● **What needs to be done**: Extract the full listing verbatim and drop any pictures from your copy.

■ ■ ■ ■

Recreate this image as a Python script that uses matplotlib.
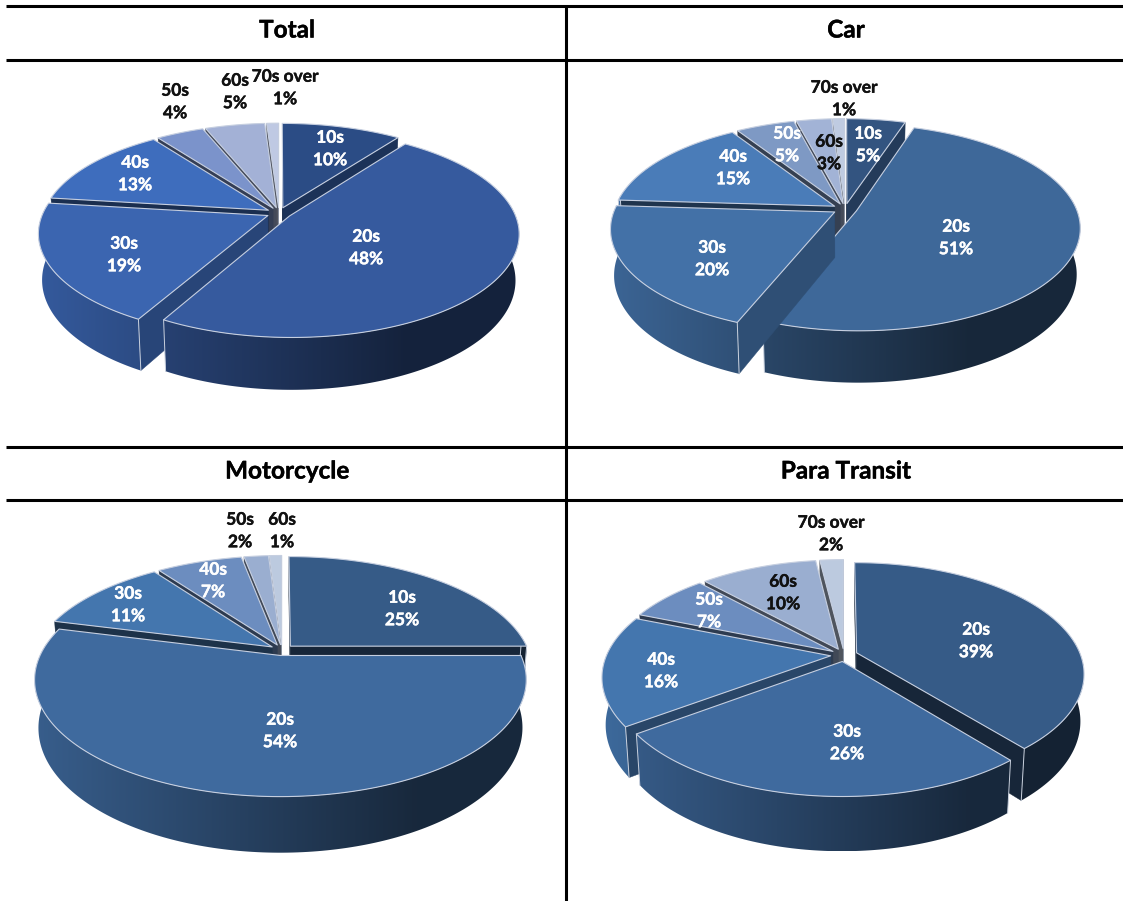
#!/usr/bin/env python3
"""Four exploded pseudo-3D pies of age shares by transport mode, in a ruled grid."""

import matplotlib
matplotlib.use("Agg")
import matplotlib.pyplot as plt
import matplotlib.patheffects as pe
import numpy as np
from matplotlib.colors import to_rgb
from matplotlib.patches import Polygon

W, H = 1123, 901

TITLES = ["Total", "Car", "Motorcycle", "Para Transit"]

total_ages = ["10s", "20s", "30s", "40s", "50s", "60s", "70s over"]
total_vals = [10, 48, 19, 13, 4, 5, 1]
car_ages = ["10s", "20s", "30s", "40s", "50s", "60s", "70s over"]
car_vals = [5, 51, 20, 15, 5, 3, 1]
moto_ages = ["10s", "20s", "30s", "40s", "50s", "60s"]
moto_vals = [25, 54, 11, 7, 2, 1]
para_ages = ["20s", "30s", "40s", "50s", "60s", "70s over"]
para_vals = [39, 26, 16, 7, 10, 2]

total_colors = ["#2b4c85", "#365a9e", "#3b65b0", "#3e6dbd", "#7b93cb", "#a3b1d6", "#bfc9e3"]
car_colors = ["#335480", "#3e6899", "#4371a7", "#4a7cb8", "#7e99c4", "#a2b3d6", "#bfcbe1"]
moto_colors = ["#365b87", "#3f6a9e", "#4476ae", "#6c8dbf", "#9aaed0", "#bccadf"]
para_colors = ["#365b87", "#3f6a9e", "#4476ae", "#6c8dbf", "#9aaed0", "#bccadf"]

# cx, cy, radius, squash, perspective, depth, explode
total_geom = (279, 213, 225, 0.445, 0.167, 46, 0.055)
car_geom = (845, 209, 220, 0.455, 0.16, 46, 0.055)
moto_geom = (282, 650, 238, 0.46, 0.206, 47, 0.05)
para_geom = (844, 655, 224, 0.48, 0.184, 47, 0.06)

total_label_xy = [(330, 149), (366, 248), (124, 255), (135, 174), (175, 102), (235, 92), (285, 88)]
car_label_xy = [(868, 145), (956, 238), (712, 259), (733, 168), (787, 145), (829, 153), (844, 99)]
moto_label_xy = [(402, 609), (280, 731), (128, 605), (213, 581), (240, 531), (282, 531)]
para_label_xy = [(976, 641), (847, 743), (661, 671), (709, 611), (783, 593), (831, 534)]
total_dark = ["50s", "60s", "70s over"]
car_dark = ["60s", "70s over"]
moto_dark = ["50s", "60s"]
para_dark = ["60s", "70s over"]

plt.rcParams["font.family"] = ["Lato", "DejaVu Sans"]


def project(u, v, z, geom):
    cx, cy, r, squash, persp, depth, _ = geom
    s = 1.0 / (1.0 + persp * v + 0.015 * z)
    return cx + r * u * s, cy - r * squash * v * s + depth * z * s


def wall_shade(x, geom):
    t = (x - (geom[0] - geom[2])) / (2 * geom[2])
    return np.clip(0.87 - 0.625 * t, 0.38, 0.95)


def draw_gradient(ax, poly_xy, color, geom, z):
    # horizontal light-to-dark wall shading, clipped to the wall outline
    x0, x1 = poly_xy[:, 0].min(), poly_xy[:, 0].max()
    y0, y1 = poly_xy[:, 1].min(), poly_xy[:, 1].max()
    xs = np.linspace(x0, x1, 128)
    rgb = np.outer(wall_shade(xs, geom), np.array(to_rgb(color)))[None, :, :]
    im = ax.imshow(rgb, extent=(x0, x1, y1, y0), aspect="auto", zorder=z, interpolation="bilinear")
    patch = Polygon(poly_xy, closed=True, transform=ax.transData, fc="none", ec="none")
    ax.add_patch(patch)
    im.set_clip_path(patch)


def draw_pie(ax, vals, colors, geom, base_z):
    vals = np.asarray(vals, dtype=float)
    edges = np.deg2rad(np.concatenate([[0], np.cumsum(vals)]) / vals.sum() * 360)
    mids = (edges[:-1] + edges[1:]) / 2
    order = np.argsort(-np.cos(mids))
    ex = geom[6]
    z = base_z
    for i in order:
        t0, t1 = edges[i], edges[i + 1]
        ou, ov = ex * np.sin(mids[i]), ex * np.cos(mids[i])
        th = np.linspace(t0, t1, max(8, int((t1 - t0) * 60)))
        u = ou + np.sin(th)
        v = ov + np.cos(th)
        color = colors[i]
        base = np.array(to_rgb(color))

        # radial cut faces that look towards the viewer
        for ang, sign in ((t0, -1), (t1, 1)):
            nu, nv = sign * np.cos(ang), -sign * np.sin(ang)
            if nv >= 0.02:
                continue
            a = project(np.array([ou, ou + np.sin(ang)]), np.array([ov, ov + np.cos(ang)]), 0, geom)
            b = project(np.array([ou, ou + np.sin(ang)]), np.array([ov, ov + np.cos(ang)]), 1, geom)
            pts = np.array([[a[0][0], a[1][0]], [a[0][1], a[1][1]], [b[0][1], b[1][1]], [b[0][0], b[1][0]]])
            shade = 0.42 + 0.3 * max(nu, 0)
            ax.add_patch(Polygon(pts, closed=True, fc=base * shade, ec=base * shade, lw=0.3, zorder=z))
            z += 1

        # outer wall on the near half
        near = np.cos(th) < 0.1
        if near.sum() > 1:
            xa, ya = project(u[near], v[near], 0, geom)
            xb, yb = project(u[near], v[near], 1, geom)
            wall = np.vstack([np.column_stack([xa, ya]), np.column_stack([xb, yb])[::-1]])
            draw_gradient(ax, wall, color, geom, z)
            z += 1
            # light seam at the ends of the wall
            for k in (0, -1):
                ax.plot([xa[k], xb[k]], [ya[k], yb[k]], color="#c9d1de", lw=0.7, zorder=z)

        # top face
        tu = np.concatenate([[ou], u])
        tv = np.concatenate([[ov], v])
        px, py = project(tu, tv, 0, geom)
        ax.add_patch(Polygon(np.column_stack([px, py]), closed=True, fc=color, ec="#c6cfe0",
                             lw=0.8, zorder=z + 1, joinstyle="round"))
        z += 2
    return z


def main():
    fig = plt.figure(figsize=(W / 100, H / 100), dpi=100)
    ax = fig.add_axes([0, 0, 1, 1])

    panels = [
        (total_ages, total_vals, total_colors, total_geom, total_label_xy, total_dark),
        (car_ages, car_vals, car_colors, car_geom, car_label_xy, car_dark),
        (moto_ages, moto_vals, moto_colors, moto_geom, moto_label_xy, moto_dark),
        (para_ages, para_vals, para_colors, para_geom, para_label_xy, para_dark),
    ]
    z = 2
    for ages, vals, colors, geom, label_xy, dark in panels:
        z = draw_pie(ax, vals, colors, geom, z)
        for age, val, (x, y) in zip(ages, vals, label_xy):
            col = "#111111" if age in dark else "white"
            ax.text(x, y, f"{age}\n{val}%", ha="center", va="center", fontsize=12.5, fontweight="bold",
                    color=col, linespacing=1.5, zorder=5000,
                    path_effects=[pe.withStroke(linewidth=0.3, foreground=col)])

    # table rules
    for y in (6, 60, 447, 500):
        ax.plot([6, W], [y, y], color="black", lw=2.2, zorder=6000, solid_capstyle="butt")
    ax.plot([566, 566], [6, 901], color="black", lw=2.2, zorder=6000, solid_capstyle="butt")
    title_xy = [(287, 30), (846, 30), (287, 471), (846, 471)]
    for title, (x, y) in zip(TITLES, title_xy):
        ax.text(x, y, title, ha="center", va="center", fontsize=17.5, fontweight="bold", color="black",
                path_effects=[pe.withStroke(linewidth=0.3, foreground="black")])

    ax.set_xlim(0, W)
    ax.set_ylim(H, 0)
    ax.axis("off")
    fig.savefig("out.png", dpi=100, facecolor="white")
    plt.close(fig)


if __name__ == "__main__":
    main()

■ ■ ■ ■

● **Written solution**:
Recreate this image as a Python script that uses matplotlib.
#!/usr/bin/env python3
"""Four exploded pseudo-3D pies of age shares by transport mode, in a ruled grid."""

import matplotlib
matplotlib.use("Agg")
import matplotlib.pyplot as plt
import matplotlib.patheffects as pe
import numpy as np
from matplotlib.colors import to_rgb
from matplotlib.patches import Polygon

W, H = 1123, 901

TITLES = ["Total", "Car", "Motorcycle", "Para Transit"]

total_ages = ["10s", "20s", "30s", "40s", "50s", "60s", "70s over"]
total_vals = [10, 48, 19, 13, 4, 5, 1]
car_ages = ["10s", "20s", "30s", "40s", "50s", "60s", "70s over"]
car_vals = [5, 51, 20, 15, 5, 3, 1]
moto_ages = ["10s", "20s", "30s", "40s", "50s", "60s"]
moto_vals = [25, 54, 11, 7, 2, 1]
para_ages = ["20s", "30s", "40s", "50s", "60s", "70s over"]
para_vals = [39, 26, 16, 7, 10, 2]

total_colors = ["#2b4c85", "#365a9e", "#3b65b0", "#3e6dbd", "#7b93cb", "#a3b1d6", "#bfc9e3"]
car_colors = ["#335480", "#3e6899", "#4371a7", "#4a7cb8", "#7e99c4", "#a2b3d6", "#bfcbe1"]
moto_colors = ["#365b87", "#3f6a9e", "#4476ae", "#6c8dbf", "#9aaed0", "#bccadf"]
para_colors = ["#365b87", "#3f6a9e", "#4476ae", "#6c8dbf", "#9aaed0", "#bccadf"]

# cx, cy, radius, squash, perspective, depth, explode
total_geom = (279, 213, 225, 0.445, 0.167, 46, 0.055)
car_geom = (845, 209, 220, 0.455, 0.16, 46, 0.055)
moto_geom = (282, 650, 238, 0.46, 0.206, 47, 0.05)
para_geom = (844, 655, 224, 0.48, 0.184, 47, 0.06)

total_label_xy = [(330, 149), (366, 248), (124, 255), (135, 174), (175, 102), (235, 92), (285, 88)]
car_label_xy = [(868, 145), (956, 238), (712, 259), (733, 168), (787, 145), (829, 153), (844, 99)]
moto_label_xy = [(402, 609), (280, 731), (128, 605), (213, 581), (240, 531), (282, 531)]
para_label_xy = [(976, 641), (847, 743), (661, 671), (709, 611), (783, 593), (831, 534)]
total_dark = ["50s", "60s", "70s over"]
car_dark = ["60s", "70s over"]
moto_dark = ["50s", "60s"]
para_dark = ["60s", "70s over"]

plt.rcParams["font.family"] = ["Lato", "DejaVu Sans"]


def project(u, v, z, geom):
    cx, cy, r, squash, persp, depth, _ = geom
    s = 1.0 / (1.0 + persp * v + 0.015 * z)
    return cx + r * u * s, cy - r * squash * v * s + depth * z * s


def wall_shade(x, geom):
    t = (x - (geom[0] - geom[2])) / (2 * geom[2])
    return np.clip(0.87 - 0.625 * t, 0.38, 0.95)


def draw_gradient(ax, poly_xy, color, geom, z):
    # horizontal light-to-dark wall shading, clipped to the wall outline
    x0, x1 = poly_xy[:, 0].min(), poly_xy[:, 0].max()
    y0, y1 = poly_xy[:, 1].min(), poly_xy[:, 1].max()
    xs = np.linspace(x0, x1, 128)
    rgb = np.outer(wall_shade(xs, geom), np.array(to_rgb(color)))[None, :, :]
    im = ax.imshow(rgb, extent=(x0, x1, y1, y0), aspect="auto", zorder=z, interpolation="bilinear")
    patch = Polygon(poly_xy, closed=True, transform=ax.transData, fc="none", ec="none")
    ax.add_patch(patch)
    im.set_clip_path(patch)


def draw_pie(ax, vals, colors, geom, base_z):
    vals = np.asarray(vals, dtype=float)
    edges = np.deg2rad(np.concatenate([[0], np.cumsum(vals)]) / vals.sum() * 360)
    mids = (edges[:-1] + edges[1:]) / 2
    order = np.argsort(-np.cos(mids))
    ex = geom[6]
    z = base_z
    for i in order:
        t0, t1 = edges[i], edges[i + 1]
        ou, ov = ex * np.sin(mids[i]), ex * np.cos(mids[i])
        th = np.linspace(t0, t1, max(8, int((t1 - t0) * 60)))
        u = ou + np.sin(th)
        v = ov + np.cos(th)
        color = colors[i]
        base = np.array(to_rgb(color))

        # radial cut faces that look towards the viewer
        for ang, sign in ((t0, -1), (t1, 1)):
            nu, nv = sign * np.cos(ang), -sign * np.sin(ang)
            if nv >= 0.02:
                continue
            a = project(np.array([ou, ou + np.sin(ang)]), np.array([ov, ov + np.cos(ang)]), 0, geom)
            b = project(np.array([ou, ou + np.sin(ang)]), np.array([ov, ov + np.cos(ang)]), 1, geom)
            pts = np.array([[a[0][0], a[1][0]], [a[0][1], a[1][1]], [b[0][1], b[1][1]], [b[0][0], b[1][0]]])
            shade = 0.42 + 0.3 * max(nu, 0)
            ax.add_patch(Polygon(pts, closed=True, fc=base * shade, ec=base * shade, lw=0.3, zorder=z))
            z += 1

        # outer wall on the near half
        near = np.cos(th) < 0.1
        if near.sum() > 1:
            xa, ya = project(u[near], v[near], 0, geom)
            xb, yb = project(u[near], v[near], 1, geom)
            wall = np.vstack([np.column_stack([xa, ya]), np.column_stack([xb, yb])[::-1]])
            draw_gradient(ax, wall, color, geom, z)
            z += 1
            # light seam at the ends of the wall
            for k in (0, -1):
                ax.plot([xa[k], xb[k]], [ya[k], yb[k]], color="#c9d1de", lw=0.7, zorder=z)

        # top face
        tu = np.concatenate([[ou], u])
        tv = np.concatenate([[ov], v])
        px, py = project(tu, tv, 0, geom)
        ax.add_patch(Polygon(np.column_stack([px, py]), closed=True, fc=color, ec="#c6cfe0",
                             lw=0.8, zorder=z + 1, joinstyle="round"))
        z += 2
    return z


def main():
    fig = plt.figure(figsize=(W / 100, H / 100), dpi=100)
    ax = fig.add_axes([0, 0, 1, 1])

    panels = [
        (total_ages, total_vals, total_colors, total_geom, total_label_xy, total_dark),
        (car_ages, car_vals, car_colors, car_geom, car_label_xy, car_dark),
        (moto_ages, moto_vals, moto_colors, moto_geom, moto_label_xy, moto_dark),
        (para_ages, para_vals, para_colors, para_geom, para_label_xy, para_dark),
    ]
    z = 2
    for ages, vals, colors, geom, label_xy, dark in panels:
        z = draw_pie(ax, vals, colors, geom, z)
        for age, val, (x, y) in zip(ages, vals, label_xy):
            col = "#111111" if age in dark else "white"
            ax.text(x, y, f"{age}\n{val}%", ha="center", va="center", fontsize=12.5, fontweight="bold",
                    color=col, linespacing=1.5, zorder=5000,
                    path_effects=[pe.withStroke(linewidth=0.3, foreground=col)])

    # table rules
    for y in (6, 60, 447, 500):
        ax.plot([6, W], [y, y], color="black", lw=2.2, zorder=6000, solid_capstyle="butt")
    ax.plot([566, 566], [6, 901], color="black", lw=2.2, zorder=6000, solid_capstyle="butt")
    title_xy = [(287, 30), (846, 30), (287, 471), (846, 471)]
    for title, (x, y) in zip(TITLES, title_xy):
        ax.text(x, y, title, ha="center", va="center", fontsize=17.5, fontweight="bold", color="black",
                path_effects=[pe.withStroke(linewidth=0.3, foreground="black")])

    ax.set_xlim(0, W)
    ax.set_ylim(H, 0)
    ax.axis("off")
    fig.savefig("out.png", dpi=100, facecolor="white")
    plt.close(fig)


if __name__ == "__main__":
    main()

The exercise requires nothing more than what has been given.